MLA for Cape Breton South
- In office May 25, 1993 – May 29, 2013
- Preceded by: Vince MacLean
- Succeeded by: riding dissolved

Personal details
- Born: September 18, 1942 (age 83) Sydney, Nova Scotia
- Party: Liberal
- Occupation: Municipal Politician

= Manning MacDonald =

Canadian politician

Manning MacDonald CD, ECNS (born September 18, 1942) is a Canadian politician. He represented the electoral district of Cape Breton South in the Nova Scotia House of Assembly from May 25, 1993 to May 29, 2013. He is a member of the Liberals.

==Early life and education==
MacDonald attended school at St. Francis Xavier College, the University College of Cape Breton and Dalhousie University.

==Political career==
MacDonald served as mayor of Sydney, Nova Scotia from 1978 to 1993. He entered provincial politics in the 1993 election, defeating Peter Mancini and Norm Ferguson to win the Cape Breton South riding. MacDonald served as a backbench member of John Savage's government until June 27, 1996, when he was appointed to the Executive Council of Nova Scotia as Minister of Labour.

When Russell MacLellan was sworn-in as premier in July 1997, MacDonald was named Minister of Economic Development and Tourism. In 1997, he also took over as the Liberal House Leader, a position he held until January 2012. In the 1998 election, MacDonald was re-elected by over 2,600 votes. Following the election, MacDonald remained at Economic Development and Tourism, but was given six other portfolios in the minority government, including the Priorities and Planning Secretariat, and responsibility for Sysco. In December 1998, he was given an additional role in cabinet, Minister responsible for the Petroleum Directorate.

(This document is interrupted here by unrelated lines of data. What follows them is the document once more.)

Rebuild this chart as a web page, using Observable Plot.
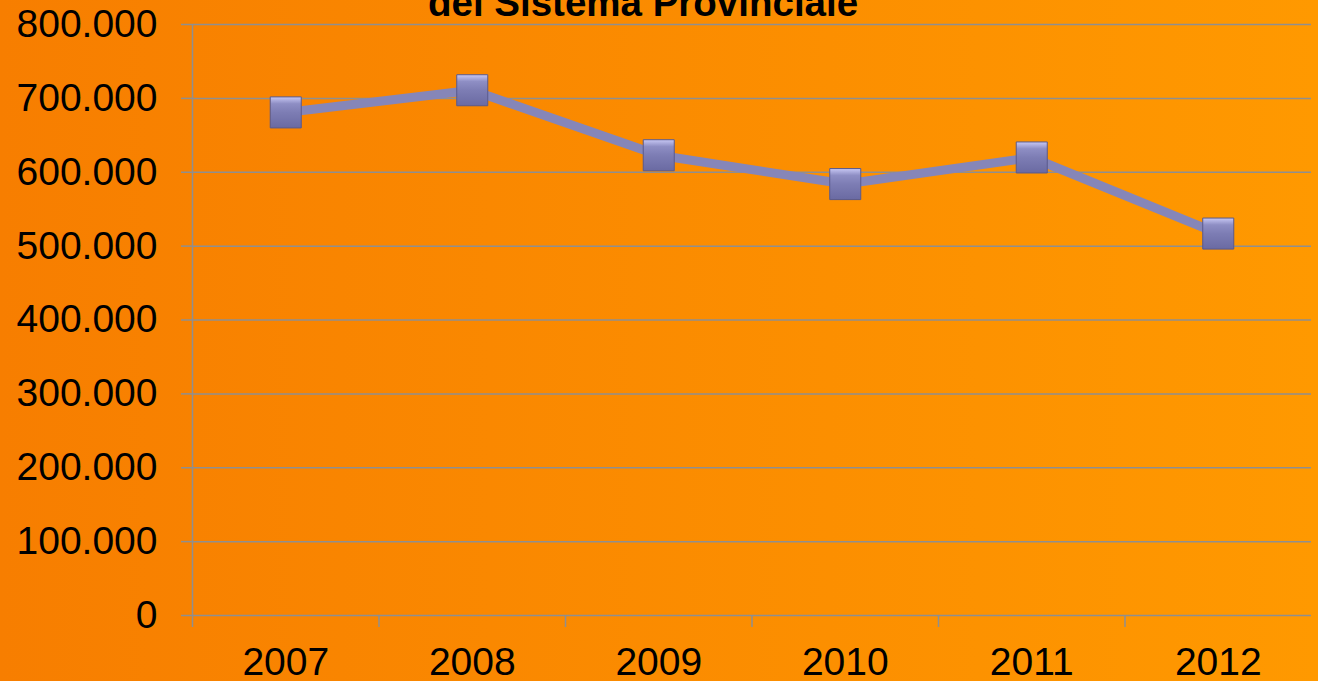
<!DOCTYPE html>
<html>
<head>
<meta charset="utf-8">
<script src="https://cdn.jsdelivr.net/npm/d3@7"></script>
<script src="https://cdn.jsdelivr.net/npm/@observablehq/plot@0.6"></script>
<style>
  html, body { margin: 0; padding: 0; width: 1318px; height: 681px; overflow: hidden; }
  body { background: linear-gradient(to right, #f77e00, #ff9900); position: relative;
         font-family: "Liberation Sans", Arial, sans-serif; }
  #title { position: absolute; left: 428px; top: -16px; font-size: 38.5px; line-height: 38px;
           font-weight: bold; color: #000; white-space: nowrap; }
  #chart { position: absolute; left: 0; top: 0; }
  svg { background: transparent !important; }
</style>
</head>
<body>
<div id="title">del Sistema Provinciale</div>
<div id="chart"></div>
<script>
const years = [2007, 2008, 2009, 2010, 2011, 2012];
const values = [681000, 711000, 623000, 584000, 620000, 517000];
const yTicks = [0, 100000, 200000, 300000, 400000, 500000, 600000, 700000, 800000];
const data = years.map((y, i) => ({year: y, value: values[i]}));
const bounds = [years[0] - 0.5, ...years.map(y => y + 0.5)];
const tickBounds = bounds.slice(0, -1);

const fmt = d3.formatLocale({thousands: ".", decimal: ",", grouping: [3], currency: ["", ""]}).format(",d");
const gridColor = "#8f8f8f";

const plot = Plot.plot({
  width: 1318,
  height: 681,
  marginLeft: 192,
  marginRight: 7,
  marginTop: 24,
  marginBottom: 66,
  style: {background: "transparent", color: "#000", fontFamily: "'Liberation Sans', Arial, sans-serif", fontSize: "39px", overflow: "visible"},
  x: {domain: [bounds[0], bounds[bounds.length - 1]]},
  y: {domain: [0, 800000]},
  marks: [
    Plot.gridY(yTicks, {stroke: gridColor, strokeOpacity: 1, strokeWidth: 1.5}),
    Plot.axisY(yTicks, {tickFormat: fmt, tickSize: 11, tickPadding: 24, stroke: gridColor, strokeWidth: 1.5, fill: "#000", fontSize: 39, label: null}),
    Plot.ruleX([bounds[0]], {y1: 0, y2: 800000, stroke: gridColor, strokeWidth: 1.5}),
    Plot.axisX(tickBounds, {tickSize: 12, tickFormat: () => "", stroke: gridColor, strokeWidth: 1.5, label: null}),
    Plot.axisX(years, {tickSize: 0, tickPadding: 32, tickFormat: d => String(d), fill: "#000", fontSize: 39, label: null}),
    Plot.line(data, {x: "year", y: "value", stroke: "#8686b8", strokeWidth: 9, strokeLinejoin: "round"}),
    Plot.dot(data, {x: "year", y: "value", symbol: "square", r: 17.5, fill: "url(#mk)", stroke: "#5a5a8c", strokeWidth: 1})
  ]
});

const ns = "http://www.w3.org/2000/svg";
const defs = document.createElementNS(ns, "defs");
defs.innerHTML = `
  <linearGradient id="mk" x1="0" y1="0" x2="0" y2="1">
    <stop offset="0" stop-color="#c8c8f4"/>
    <stop offset="0.22" stop-color="#8e8ec4"/>
    <stop offset="0.5" stop-color="#7d7db4"/>
    <stop offset="1" stop-color="#6a6aa2"/>
  </linearGradient>
  <filter id="sh" x="-50%" y="-50%" width="200%" height="200%">
    <feDropShadow dx="0" dy="4" stdDeviation="3" flood-color="#000" flood-opacity="0.35"/>
  </filter>`;
plot.insertBefore(defs, plot.firstChild);
plot.querySelectorAll("path").forEach(p => { if (p.getAttribute("fill") === "url(#mk)") p.setAttribute("filter", "url(#sh)"); });
document.getElementById("chart").appendChild(plot);
</script>
</body>
</html>
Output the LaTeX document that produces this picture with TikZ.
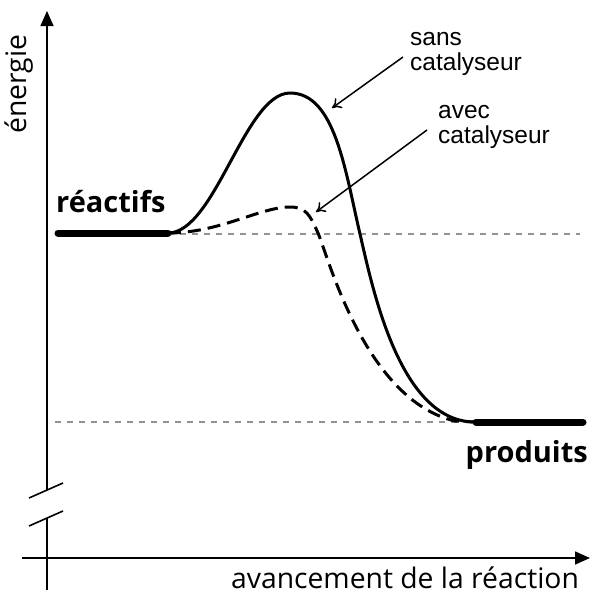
\documentclass[tikz,border=0pt]{standalone}
\usepackage{fontspec}
\setmainfont{Open Sans}
\newfontfamily\arialf{Liberation Sans}
\usetikzlibrary{arrows.meta}
\tikzset{
  axisline/.style={line width=1.6pt},
  axisarrow/.style={line width=1.6pt,-{Triangle[length=15pt,width=13pt]}},
  curveline/.style={line width=3pt},
  levelbar/.style={line width=7pt,line cap=round},
  guide/.style={line width=2pt,gray!85,dash pattern=on 6pt off 6pt},
  pointer/.style={line width=1.5pt,-{To[length=9pt,width=12pt,line width=1.5pt]}},
  biglabel/.style={font=\fontsize{28.3}{30}\selectfont, inner sep=0pt},
  boldlabel/.style={font=\bfseries\fontsize{29}{31}\selectfont, inner sep=0pt},
  smalllabel/.style={font=\arialf\fontsize{24.5}{25}\selectfont, inner sep=0pt}
}
\begin{document}
\begin{tikzpicture}[x=1pt,y=-1pt]
\useasboundingbox (0,0) rectangle (600,600);
% axes
\coordinate (ytop) at (47,11);
\coordinate (ybreakA) at (47,490);
\coordinate (ybreakB) at (47,518);
\coordinate (ybot) at (47,590);
\coordinate (xl) at (22,558);
\coordinate (xr) at (590,558);
\draw[axisarrow] (ybreakA) -- (ytop);
\draw[axisline] (ybreakB) -- (ybot);
\draw[axisarrow] (xl) -- (xr);
\coordinate (s1a) at (29,498); \coordinate (s1b) at (63,483);
\coordinate (s2a) at (29,526); \coordinate (s2b) at (63,511);
\draw[axisline] (s1a) -- (s1b);
\draw[axisline] (s2a) -- (s2b);
% guides
\coordinate (g1a) at (168,234); \coordinate (g1b) at (580,234);
\coordinate (g2a) at (55,422); \coordinate (g2b) at (475,422);
\draw[guide] (g1a) -- (g1b);
\draw[guide] (g2a) -- (g2b);
% curves
\coordinate (start) at (168,233);
\coordinate (end) at (475,422);
\draw[curveline] (start) .. controls (215,233) and (245,93) .. (290,93)
  .. controls (335,93) and (345,170) .. (360,234)
  .. controls (373,290) and (400,422) .. (end);
\draw[curveline, dash pattern=on 13pt off 7pt] (start) .. controls (220,233) and (260,207) .. (290,207)
  .. controls (306,207) and (310,215) .. (318,233)
  .. controls (328,256) and (365,400) .. (455,421) -- (end);
% level bars
\coordinate (r1) at (58,233); \coordinate (r2) at (168,233);
\coordinate (p1) at (476,422); \coordinate (p2) at (583,422);
\draw[levelbar] (r1) -- (r2);
\draw[levelbar] (p1) -- (p2);
% labels
\node[boldlabel, anchor=base west] (reac) at (56,212) {réactifs};
\node[boldlabel, anchor=base east] (prod) at (588,462) {produits};
\node[biglabel, rotate=90, anchor=base] (energ) at (27,84) {énergie};
\node[biglabel, anchor=base] (avan) at (405,588) {avancement de la réaction};
\node[smalllabel, anchor=base west] (sans1) at (410,45) {sans};
\node[smalllabel, anchor=base west] (sans2) at (410,70) {catalyseur};
\node[smalllabel, anchor=base west] (avec1) at (438,118) {avec};
\node[smalllabel, anchor=base west] (avec2) at (438,143) {catalyseur};
\coordinate (sanstip) at (332,108);
\coordinate (avectip) at (316,212);
\draw[pointer] (403,57) -- (sanstip);
\draw[pointer] (427,130) -- (avectip);
\end{tikzpicture}
\end{document}
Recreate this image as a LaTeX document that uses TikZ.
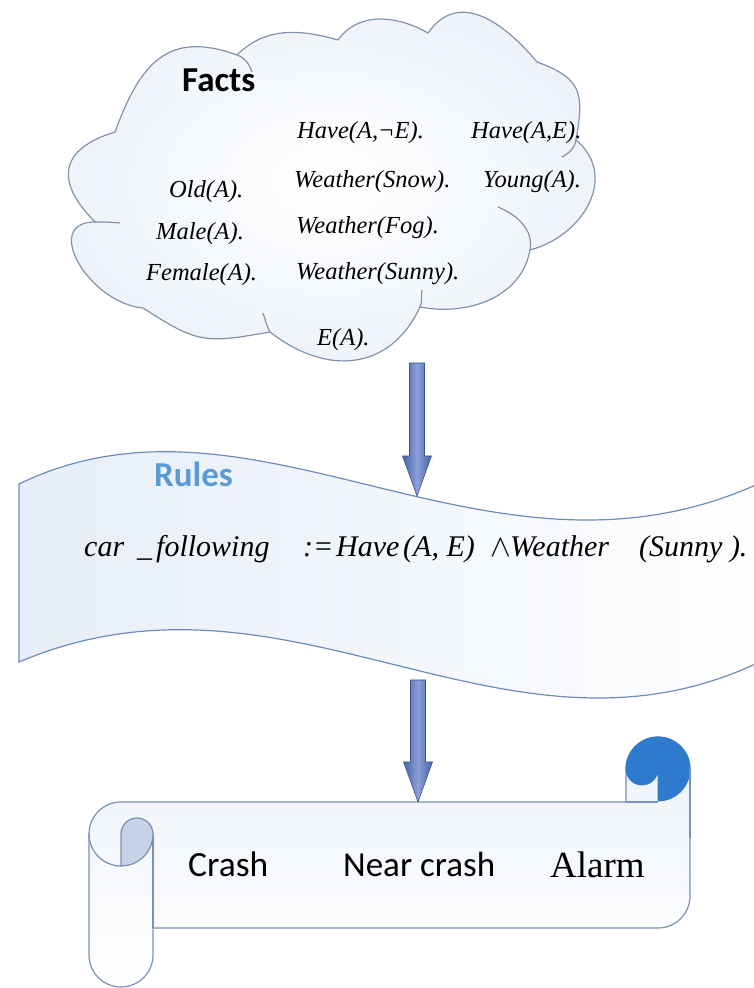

The Liberals lost government in the 1999 election, but MacDonald was again re-elected in his riding by over 2,000 votes. Moving to the opposition side for the first time in his career, MacDonald was re-elected in the 2003, 2006, and 2009 elections.

On January 6, 2012, MacDonald announced he would be retiring from politics prior to the next provincial election. In May 2013, MacDonald came under scrutiny for taking a four-week holiday during the spring session of the Nova Scotia Legislature. He resigned his seat on May 29, 2013, one day before a scheduled vote of the legislature on whether to dock his pay for the time he was absent.